*Given request*. Comb the records below for the string "this" and copy each line where it turns up.

***** Records for processing

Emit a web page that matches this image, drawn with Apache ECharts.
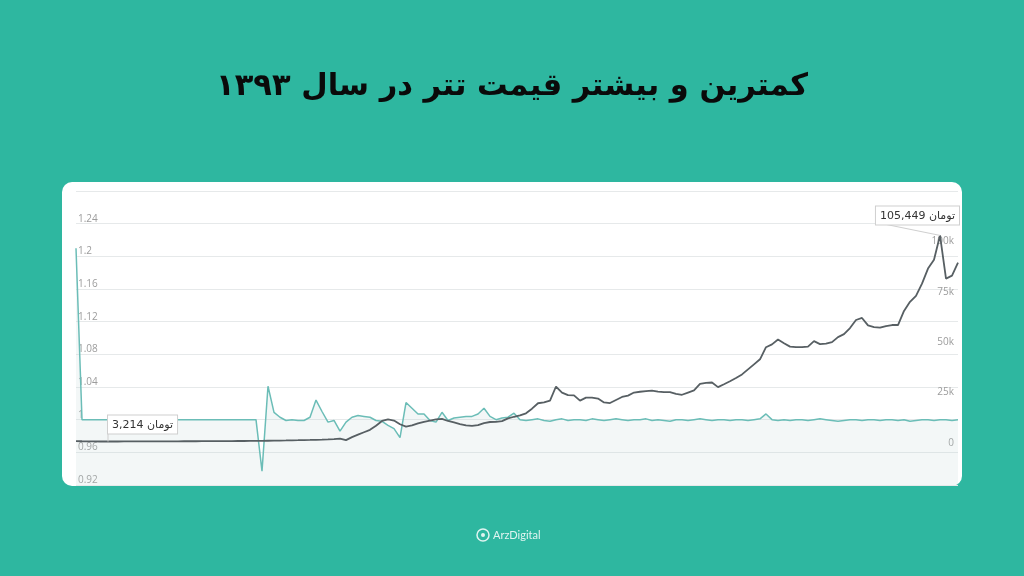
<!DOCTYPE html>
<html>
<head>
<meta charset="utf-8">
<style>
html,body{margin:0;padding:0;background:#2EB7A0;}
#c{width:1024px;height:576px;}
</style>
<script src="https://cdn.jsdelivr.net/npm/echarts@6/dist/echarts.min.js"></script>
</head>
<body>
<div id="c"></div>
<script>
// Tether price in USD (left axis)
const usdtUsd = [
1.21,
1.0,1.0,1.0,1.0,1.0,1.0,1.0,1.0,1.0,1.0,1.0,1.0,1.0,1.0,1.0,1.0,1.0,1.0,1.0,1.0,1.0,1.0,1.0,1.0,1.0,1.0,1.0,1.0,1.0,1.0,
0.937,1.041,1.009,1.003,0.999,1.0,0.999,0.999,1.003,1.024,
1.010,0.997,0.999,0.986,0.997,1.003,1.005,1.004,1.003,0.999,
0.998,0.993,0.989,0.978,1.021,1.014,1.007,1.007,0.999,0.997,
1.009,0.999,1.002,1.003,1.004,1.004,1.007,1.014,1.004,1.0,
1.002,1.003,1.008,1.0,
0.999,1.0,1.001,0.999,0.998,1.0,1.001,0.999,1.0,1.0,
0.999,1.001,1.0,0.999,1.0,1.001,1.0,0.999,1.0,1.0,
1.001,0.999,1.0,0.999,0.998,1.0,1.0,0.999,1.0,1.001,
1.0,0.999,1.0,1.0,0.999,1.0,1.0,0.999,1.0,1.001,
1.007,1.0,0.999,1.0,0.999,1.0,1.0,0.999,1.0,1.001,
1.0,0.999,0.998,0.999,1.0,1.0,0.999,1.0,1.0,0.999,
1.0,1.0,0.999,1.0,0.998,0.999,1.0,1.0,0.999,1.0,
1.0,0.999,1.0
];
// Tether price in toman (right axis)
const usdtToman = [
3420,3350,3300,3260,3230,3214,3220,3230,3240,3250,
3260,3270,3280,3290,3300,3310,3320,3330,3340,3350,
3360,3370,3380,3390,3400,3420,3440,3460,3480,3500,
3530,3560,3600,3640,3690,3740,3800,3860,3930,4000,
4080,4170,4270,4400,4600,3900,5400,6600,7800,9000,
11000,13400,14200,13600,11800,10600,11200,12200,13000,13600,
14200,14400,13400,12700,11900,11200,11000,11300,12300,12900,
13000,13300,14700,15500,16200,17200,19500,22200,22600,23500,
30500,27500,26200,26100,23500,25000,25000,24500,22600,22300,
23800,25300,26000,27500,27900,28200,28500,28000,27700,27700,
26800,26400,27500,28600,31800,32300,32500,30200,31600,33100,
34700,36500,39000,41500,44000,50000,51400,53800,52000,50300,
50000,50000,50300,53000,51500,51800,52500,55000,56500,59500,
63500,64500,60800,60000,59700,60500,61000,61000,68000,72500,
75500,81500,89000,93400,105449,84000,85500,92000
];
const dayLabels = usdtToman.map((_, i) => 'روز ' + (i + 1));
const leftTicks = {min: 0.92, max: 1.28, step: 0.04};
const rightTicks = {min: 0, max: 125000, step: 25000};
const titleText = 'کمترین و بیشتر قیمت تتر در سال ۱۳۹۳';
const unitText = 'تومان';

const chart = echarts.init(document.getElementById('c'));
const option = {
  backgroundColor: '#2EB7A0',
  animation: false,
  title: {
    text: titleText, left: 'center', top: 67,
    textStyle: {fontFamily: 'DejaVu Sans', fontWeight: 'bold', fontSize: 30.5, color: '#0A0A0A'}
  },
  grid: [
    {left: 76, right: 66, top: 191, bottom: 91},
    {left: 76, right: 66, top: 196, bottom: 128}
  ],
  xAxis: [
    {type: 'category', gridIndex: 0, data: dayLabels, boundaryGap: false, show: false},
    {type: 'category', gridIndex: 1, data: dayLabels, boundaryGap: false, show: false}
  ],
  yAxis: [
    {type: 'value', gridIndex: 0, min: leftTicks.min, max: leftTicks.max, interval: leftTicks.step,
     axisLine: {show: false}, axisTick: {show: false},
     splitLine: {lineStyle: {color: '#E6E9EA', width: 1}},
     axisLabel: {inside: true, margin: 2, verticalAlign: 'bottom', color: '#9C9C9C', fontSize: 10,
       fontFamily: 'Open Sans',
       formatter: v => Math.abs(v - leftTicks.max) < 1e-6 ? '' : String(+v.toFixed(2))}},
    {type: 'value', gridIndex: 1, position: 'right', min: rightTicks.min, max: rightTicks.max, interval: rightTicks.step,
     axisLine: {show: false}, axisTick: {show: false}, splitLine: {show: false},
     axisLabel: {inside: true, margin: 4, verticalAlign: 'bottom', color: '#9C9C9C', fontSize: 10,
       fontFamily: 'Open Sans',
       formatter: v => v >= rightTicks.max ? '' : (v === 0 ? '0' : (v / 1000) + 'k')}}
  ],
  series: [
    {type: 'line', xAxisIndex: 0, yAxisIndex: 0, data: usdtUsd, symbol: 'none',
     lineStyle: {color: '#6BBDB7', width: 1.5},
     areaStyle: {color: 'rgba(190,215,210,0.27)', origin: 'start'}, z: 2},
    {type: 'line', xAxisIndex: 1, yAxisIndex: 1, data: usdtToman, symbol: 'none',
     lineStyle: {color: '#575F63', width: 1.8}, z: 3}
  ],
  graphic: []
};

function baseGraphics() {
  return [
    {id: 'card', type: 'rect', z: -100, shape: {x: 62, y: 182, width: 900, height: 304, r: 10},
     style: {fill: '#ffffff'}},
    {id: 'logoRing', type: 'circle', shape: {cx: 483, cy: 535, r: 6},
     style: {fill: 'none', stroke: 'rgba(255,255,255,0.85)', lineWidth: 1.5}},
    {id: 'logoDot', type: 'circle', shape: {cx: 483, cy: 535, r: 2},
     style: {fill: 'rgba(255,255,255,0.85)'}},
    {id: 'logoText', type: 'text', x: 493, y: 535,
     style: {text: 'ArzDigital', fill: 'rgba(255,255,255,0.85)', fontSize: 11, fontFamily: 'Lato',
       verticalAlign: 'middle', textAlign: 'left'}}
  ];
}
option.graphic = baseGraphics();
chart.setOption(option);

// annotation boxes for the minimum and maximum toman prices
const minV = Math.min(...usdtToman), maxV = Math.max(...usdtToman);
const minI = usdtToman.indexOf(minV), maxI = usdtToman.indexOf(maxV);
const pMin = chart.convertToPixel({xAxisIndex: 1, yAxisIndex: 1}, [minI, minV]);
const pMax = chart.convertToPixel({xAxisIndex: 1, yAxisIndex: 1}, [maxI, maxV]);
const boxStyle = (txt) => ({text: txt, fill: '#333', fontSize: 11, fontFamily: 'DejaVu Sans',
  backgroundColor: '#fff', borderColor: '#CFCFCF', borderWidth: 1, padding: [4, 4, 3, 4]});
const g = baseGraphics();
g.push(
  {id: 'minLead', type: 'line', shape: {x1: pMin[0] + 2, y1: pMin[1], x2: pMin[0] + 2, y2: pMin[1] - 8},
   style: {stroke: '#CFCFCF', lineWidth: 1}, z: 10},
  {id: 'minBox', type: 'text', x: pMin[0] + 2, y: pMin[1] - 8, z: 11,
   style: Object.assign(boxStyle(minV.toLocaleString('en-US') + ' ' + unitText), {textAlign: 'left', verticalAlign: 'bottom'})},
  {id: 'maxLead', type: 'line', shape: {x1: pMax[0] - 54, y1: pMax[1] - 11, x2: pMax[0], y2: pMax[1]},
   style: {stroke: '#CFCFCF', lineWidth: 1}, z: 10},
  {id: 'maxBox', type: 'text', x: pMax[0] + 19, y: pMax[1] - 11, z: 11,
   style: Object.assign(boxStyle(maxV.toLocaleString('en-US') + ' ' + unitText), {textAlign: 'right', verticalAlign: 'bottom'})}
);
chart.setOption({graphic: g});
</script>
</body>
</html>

**********
***** Records for processing

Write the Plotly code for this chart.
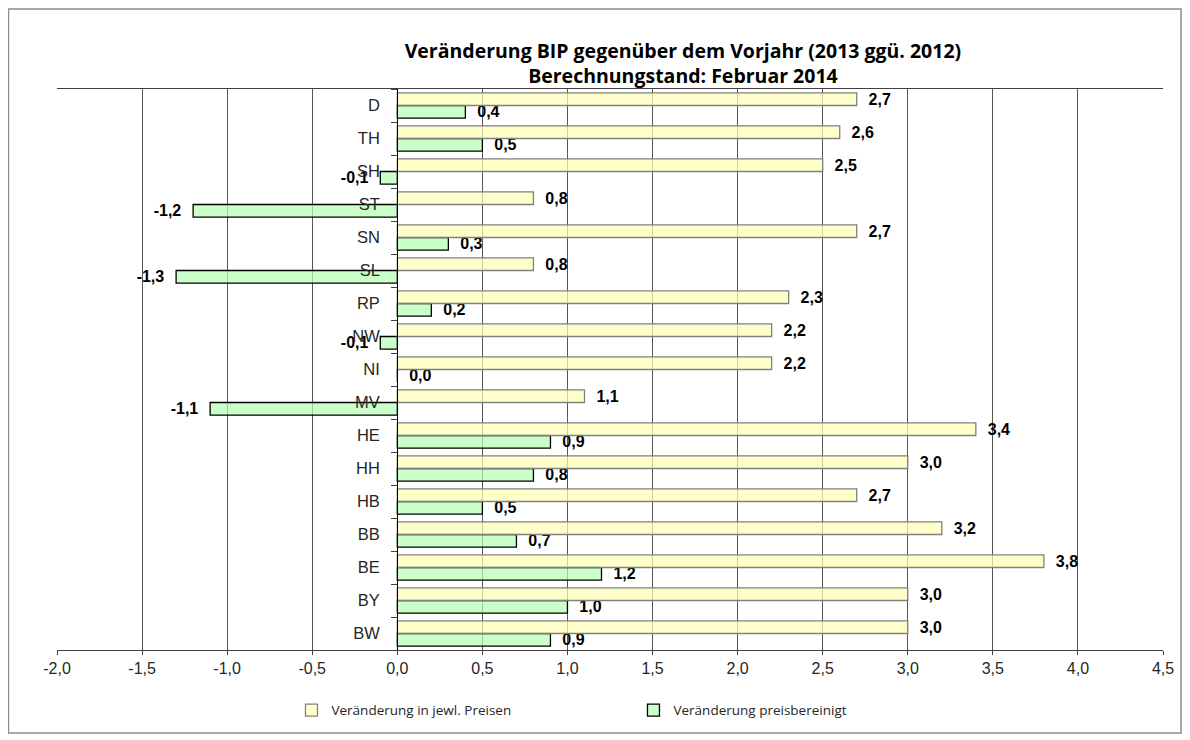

**********

*Answer in full*.
Emit a web page that matches this image, drawn with Apache ECharts.
Write the Plotly code for this chart.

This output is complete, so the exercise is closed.